ÖZEL OKULLAR VE DEVLETİN YALNIZLIĞI
Bir diğer büyük yara da özel okullar. İstanbul’daki zincirlerle Anadolu’daki bağımsız özel okullar aynı kefeye kondu. Devlet destek vermedi, teşvik vermedi. Anadolu’da eğitim vermeye çalışan özel okul sahipleri yok sayıldı. Oysa onların tek derdi kaliteli eğitimdi. Bu da devletin ne özeline, ne resmîsine sahip çıkamadığını gösterdi.

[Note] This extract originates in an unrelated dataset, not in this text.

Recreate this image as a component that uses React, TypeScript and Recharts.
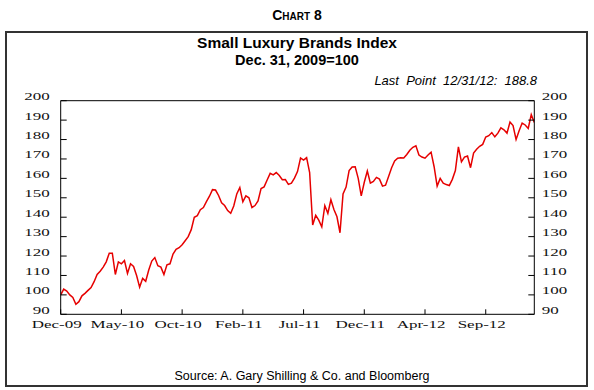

ÇÖZÜM ÜÇ BAŞLIKTA: FEN - MESLEK - ANADOLU
Artık bu ülke onlarca lise türüyle uğraşmamalı. Üç temel kulvar yeter: Fen Lisesi (bilim ve akademik yetenek), Meslek Lisesi (pratik ve sanayi uyumu), Anadolu Lisesi (genel kültür ve üniversiteye hazırlık). Gerisi israf, yönsüzlük ve kafa karışıklığı. Her çocuk kendi potansiyeline göre yönlendirilmeli; plansız değil, bilinçli bir sistemle.
VE SON SÖZ: EĞİTİM DEVRİMİ ŞART
Maarif modeli diyorsunuz, açıklayın! Ne var içinde? Hangi okulda uygulanıyor? Hangi öğretmen hazır? Önce öğretmeni dinleyin, sonra sistemi kurun. Çünkü öğretmeni dışlayan, eğitimi çöpe atar. Eğitim devrimi sadece kitapla değil, zihniyetle olur.
Bu ülke eğitimde cumhuriyetçi bir akılla yeniden yola çıkmalı. Atatürk’ün “Fikri hür, vicdanı hür, irfanı hür” dediği gençliği yeniden inşa etmeden, Türkiye Yüzyılı bir hayalden öteye gidemez.